Can we make Throwable an interface?

Lars T. Kyllingstad via Digitalmars-d digitalmars-d at puremagic.com
Wed Dec 10 23:21:34 PST 2014


On Tuesday, 9 December 2014 at 17:06:45 UTC, Dmitry Olshansky 
wrote:
> Then we could use interfaces as "tags" for exceptions and catch 
> using one of many interfaces an exception has.

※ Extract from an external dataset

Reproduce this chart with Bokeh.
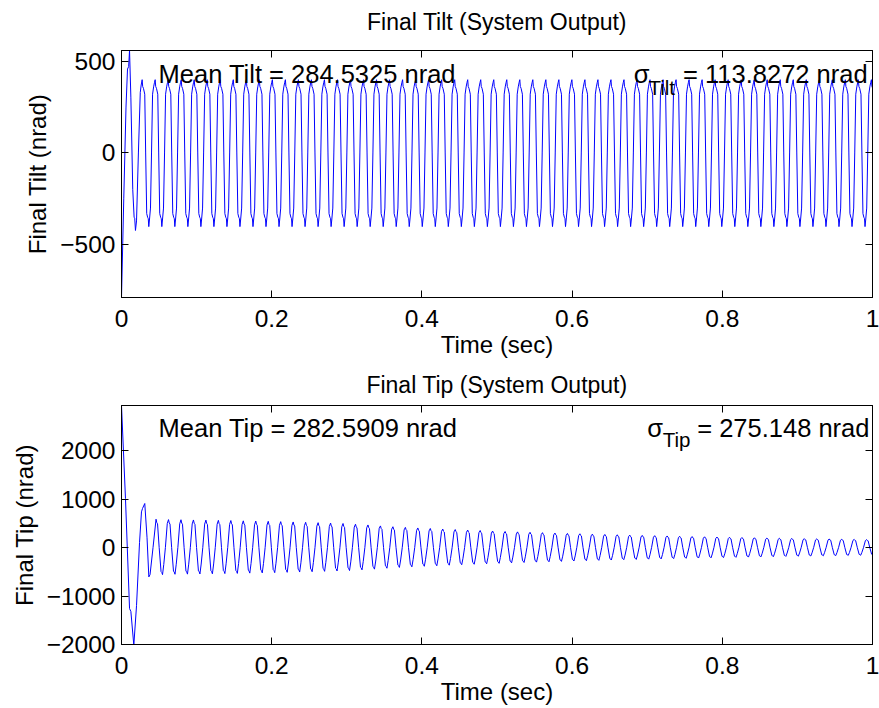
import numpy as np
from bokeh.plotting import figure
from bokeh.layouts import column
from bokeh.models import FixedTicker, CustomJSTickFormatter, LinearAxis, Range1d
from bokeh.core.properties import value
from bokeh.embed import file_html
from bokeh.resources import INLINE

FONT = "Liberation Sans"

# ---------------- data ----------------
x_ticks = [0, 0.2, 0.4, 0.6, 0.8, 1.0]
time_range = (0.0, 1.0)

# Final Tilt
tilt_y_ticks = [-500, 0, 500]
tilt_y_range = (-787, 558)
tilt_transient_t = [0.0, 0.003, 0.006, 0.008, 0.0095, 0.0107, 0.0125, 0.0150, 0.0168, 0.0176, 0.0186, 0.0200, 0.0225, 0.0250, 0.0262]
tilt_transient_v = [-787, -250, 250, 457, 470, 558, 300, -200, -350, -355, -422, -370, 0, 330, 370]
tilt_first_peak = 0.0275
tilt_period = 0.01734
tilt_cycles = 57
tilt_cycle_phase = [0.00, 0.04, 0.10, 0.20, 0.27, 0.35, 0.42, 0.47, 0.51, 0.56, 0.64, 0.72, 0.80, 0.88, 0.95]
tilt_cycle_value = [399, 362, 352, 320, 0, -330, -350, -358, -401, -365, -300, 0, 320, 360, 385]
tilt_mean_text = "Mean Tilt = 284.5325 nrad"
tilt_sigma_sub = "Tilt"
tilt_sigma_rest = "= 113.8272 nrad"

# Final Tip
tip_y_ticks = [-2000, -1000, 0, 1000, 2000]
tip_y_range = (-2000, 2928)
tip_transient_t = [0.0, 0.0053, 0.0107, 0.0125, 0.0164, 0.0200, 0.0240, 0.0266, 0.0280, 0.0310, 0.0340, 0.0364, 0.0380, 0.0420]
tip_transient_v = [2928, 1010, -1258, -1320, -2015, -1200, 100, 734, 805, 907, 200, -606, -560, 0]
tip_first_peak = 0.046
tip_period = 0.0166
tip_cycle_phase = [0.00, 0.06, 0.12, 0.25, 0.40, 0.46, 0.52, 0.62, 0.75, 0.90]
tip_cycle_shape = [1.00, 0.88, 0.84, 0.0, -0.85, -0.88, -0.96, -0.60, 0.0, 0.85]
tip_cycle_peaks = [583, 575, 572, 568, 565, 560, 556, 550, 545, 540,
                   533, 527, 520, 512, 504, 495, 480, 465, 445, 428,
                   415, 403, 392, 380, 370, 360, 350, 340, 330, 322,
                   314, 306, 298, 290, 283, 276, 269, 262, 256, 250,
                   244, 238, 232, 226, 221, 216, 211, 206, 201, 196,
                   191, 187, 183, 179, 175, 171, 167, 163]
tip_mean_text = "Mean Tip = 282.5909 nrad"
tip_sigma_sub = "Tip"
tip_sigma_rest = "= 275.148 nrad"

# annotation anchor positions (data coordinates)
mean_text_x = 0.0493
tilt_text_y = 428
tip_text_y = 2454
tilt_sigma_x = 0.682
tip_sigma_x = 0.700


def build_series(trans_t, trans_v, first_peak, period, phases, shape, amps):
    ts = list(trans_t)
    vs = list(trans_v)
    for k, a in enumerate(amps):
        t0 = first_peak + k * period
        for ph, s in zip(phases, shape):
            ts.append(t0 + ph * period)
            vs.append(a * s)
    return ts, vs


tilt_t, tilt_v = build_series(tilt_transient_t, tilt_transient_v, tilt_first_peak, tilt_period,
                              tilt_cycle_phase, tilt_cycle_value, [1.0] * tilt_cycles)
tip_t, tip_v = build_series(tip_transient_t, tip_transient_v, tip_first_peak, tip_period,
                            tip_cycle_phase, tip_cycle_shape, tip_cycle_peaks)

x_code = "var s = tick.toFixed(1); if (s.endsWith('.0')) { s = s.slice(0, -2); } return s;"
y_code = "return (tick < 0 ? '\\u2212' : '') + Math.abs(tick).toFixed(0);"
empty_code = "return '';"


def style_axis(ax, ticks, fmt_code, labels=True):
    ax.ticker = FixedTicker(ticks=ticks)
    ax.formatter = CustomJSTickFormatter(code=fmt_code)
    ax.major_tick_in = 7
    ax.major_tick_out = 0
    ax.major_tick_line_color = "black"
    ax.minor_tick_line_color = None
    ax.axis_line_color = "black"
    ax.major_label_text_font = FONT
    ax.major_label_text_color = "black"
    if labels:
        ax.major_label_text_font_size = "24.5px"
    else:
        ax.major_label_text_font_size = "1px"
        ax.major_label_standoff = 0


def label_style(ax, size):
    ax.axis_label_text_font = FONT
    ax.axis_label_text_font_style = "normal"
    ax.axis_label_text_color = "black"
    ax.axis_label_text_font_size = size


def make_fig(title, ylabel, y_range, y_ticks, t, v, height, b_top, b_bottom, title_standoff,
             mean_text, mean_y, sig_x, sig_y, sub_text, sub_dx, sub_dy, rest_text, rest_dx):
    p = figure(width=879, height=height, x_range=Range1d(*time_range), y_range=Range1d(*y_range),
               output_backend="svg", toolbar_location=None,
               min_border_left=121, min_border_right=7, min_border_top=b_top, min_border_bottom=b_bottom)
    p.background_fill_color = "white"
    p.border_fill_color = "white"
    p.outline_line_color = "black"
    p.outline_line_width = 1
    p.grid.visible = False

    bottom_ax = p.below[0]
    left_ax = p.left[0]

    style_axis(bottom_ax, x_ticks, x_code)
    bottom_ax.major_label_standoff = 12
    bottom_ax.axis_label = "Time (sec)"
    bottom_ax.axis_label_standoff = 1
    label_style(bottom_ax, "24px")

    style_axis(left_ax, y_ticks, y_code)
    left_ax.major_label_standoff = 6
    left_ax.axis_label = ylabel
    left_ax.axis_label_standoff = 6
    label_style(left_ax, "24px")

    # mirrored top axis (carries the title as its label) and right axis
    top_ax = LinearAxis()
    style_axis(top_ax, x_ticks, empty_code, labels=False)
    top_ax.axis_label = title
    top_ax.axis_label_standoff = title_standoff
    label_style(top_ax, "23px")
    p.add_layout(top_ax, "above")
    right_ax = LinearAxis()
    style_axis(right_ax, y_ticks, empty_code, labels=False)
    p.add_layout(right_ax, "right")

    p.line(t, v, line_color="#0000ff", line_width=1)

    common = dict(text_font=value(FONT), text_color="black", text_baseline="alphabetic", text_align="left")
    p.text(x=[mean_text_x], y=[mean_y], text=[mean_text], text_font_size="25.5px", **common)
    p.text(x=[sig_x], y=[sig_y], text=["\u03c3"], text_font_size="25.5px", **common)
    p.text(x=[sig_x], y=[sig_y], text=[sub_text], text_font_size="20.5px",
           x_offset=sub_dx, y_offset=sub_dy, **common)
    p.text(x=[sig_x], y=[sig_y], text=[rest_text], text_font_size="25.5px", x_offset=rest_dx, **common)
    return p


p1 = make_fig("Final Tilt (System Output)", "Final Tilt (nrad)", tilt_y_range, tilt_y_ticks,
              tilt_t, tilt_v, 360, 50, 62, 16, tilt_mean_text, tilt_text_y, tilt_sigma_x, tilt_text_y,
              tilt_sigma_sub, 14.7, 13.3, tilt_sigma_rest, 49.4)
p2 = make_fig("Final Tip (System Output)", "Final Tip (nrad)", tip_y_range, tip_y_ticks,
              tip_t, tip_v, 348, 45, 64, 8, tip_mean_text, tip_text_y, tip_sigma_x, tip_text_y,
              tip_sigma_sub, 15.6, 11.3, tip_sigma_rest, 50.0)

layout = column(p1, p2)
open("out.html", "w").write(file_html(layout, INLINE))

I think that is an excellent idea!  I have looked a bit at 
boost::exception, and wanted for a while to incorporate something 
similar into DIP33.  It has two important features:

Firstly, it allows semantic tagging of exceptions, which is 
implemented in C++ by means of multiple (virtual) inheritance.  
Your suggestion of using interfaces for this would fit the bill 
nicely, I think.  For interfaces that have extra functions, we 
could supply standard implementations of those functions as mixin 
templates for when users don't want to implement those functions 
themselves.

Secondly, boost::exception allows for transport of arbitrary data 
to the catch site, and importantly, supplying additional data as 
the exception propagates up the call chain.  (E.g., the 
lowest-level I/O function only has a file descriptor and can only 
provide an errno code, so the file name must be supplied at a 
higher level, e.g. in std.stdio.File.  Furthermore, the file was 
opened in some context, e.g. "read image file", which may also be 
useful to know at the catch site.)  I'm not sure what is the best 
way to achieve this in D, but one option is to use an 
(associative?) array of Variants.


> Consider DIP33:
> http://wiki.dlang.org/DIP33
>
> The 2 problems it had were:
>
> 1. enums are hard to extend for std lib, and absolutely 
> impossible by 3rd party libraries.
> 2. Single hierarchy has some appeal but it doesn't allow to 
> catch on similar classes that do not inherit from the same base 
> class. Basically there are many ways to view similarities of 
> excpetions and single hierarchy fails to address that.

I consider (2) the biggest problem by far.  The enum solution 
doesn't preclude extension by subclassing – in fact, that was the 
main purpose of the "unknown" constant in the "Kind" enums.